If you’re in the neighborhood check out the Homestead, the Emily Dickinson Museum in Amherst, MA.
[i] “Letter from Dickinson to Abiah Root,” Dickinson Electronic Archive, last modified February 25, 2008, http://archive.emilydickinson.org/correspondence/aroot/l13.html
[ii] “Rural Cemetery Movement Grows.” Mount Auburn Cemetery, last modified October 25, 2014, https://mountauburn.org/rural-cemetery-movement-grows/
[iii] Dearborn, Nathaniel., A concise history of, and guide through Mount Auburn (Boston, N. Dearborn, 1843)
[iv] Dickinson Electronic Archive, “Letter from Dickinson to Abiah Root.”
[v] Zboray, Ronald J., and Mary Saracino Zboray. “Between ‘Crockery-Dom’ and Barnum: Boston’s Chinese Museum, 1845-47.” American Quarterly 56, no. 2 (2004): 271–307. http://www.jstor.org/stable/40068196.
[vi] Peters, John R., The great Chinese Museum, (Boston, Farwell & Co, 1846)
[vii] Dickinson Electronic Archive, “Letter from Dickinson to Abiah Root.”
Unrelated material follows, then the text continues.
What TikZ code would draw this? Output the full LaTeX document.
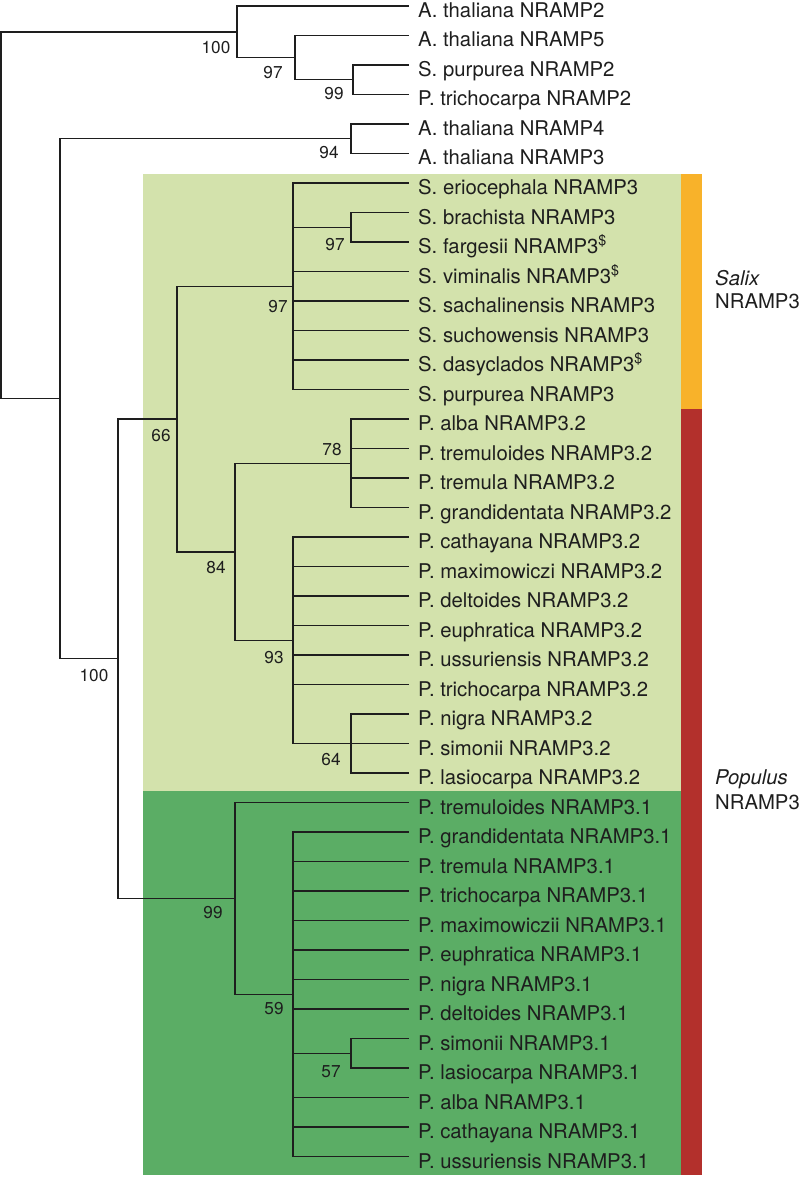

[viii] Dickinson Electronic Archive,” Letter from Dickinson to Abiah Root.”
[ix] William Bordman Richards diary, Walcott family papers, Massachusetts Historical Society.
[x] Dickinson Electronic Archive, “Letter from Dickinson to Abiah Root.”
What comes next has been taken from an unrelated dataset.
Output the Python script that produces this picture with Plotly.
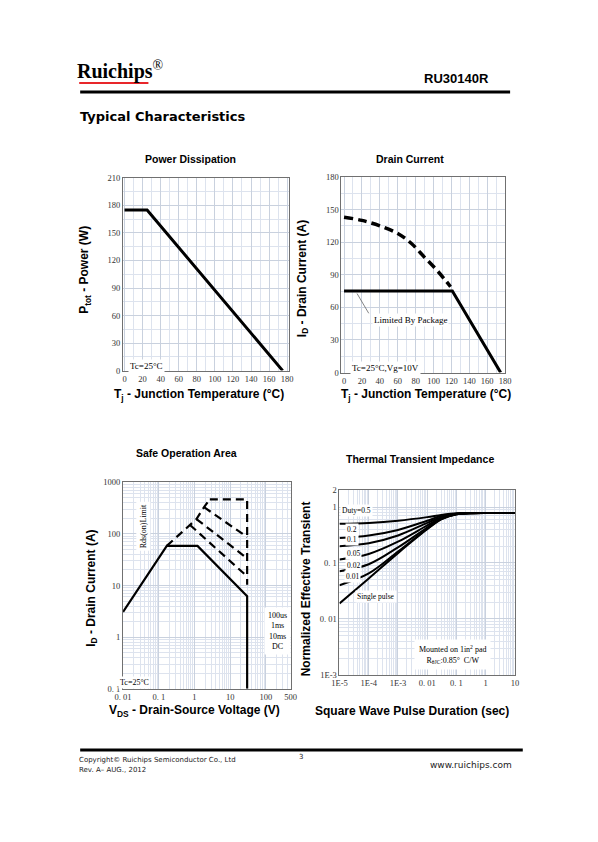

[xi] Dickinson, Emily, “Dear March—Come in–(1320),” Poets.org, accessed March 16, 2022. https://poets.org/poem/dear-march-come-1320
What a lovely article. I envisioned myself going on this tour and then you posted the sources for every spot. Very enjoyable. I hope to visit someday.
Wonderfully done piece. I do love history.
Such interesting history and a creative approach to follow in Emily Dickinson’s footsteps. I’ve been to Mt. Auburn and loved it and this makes me want to go back as well as visit the rest of Dickinson’s journey. Nice work!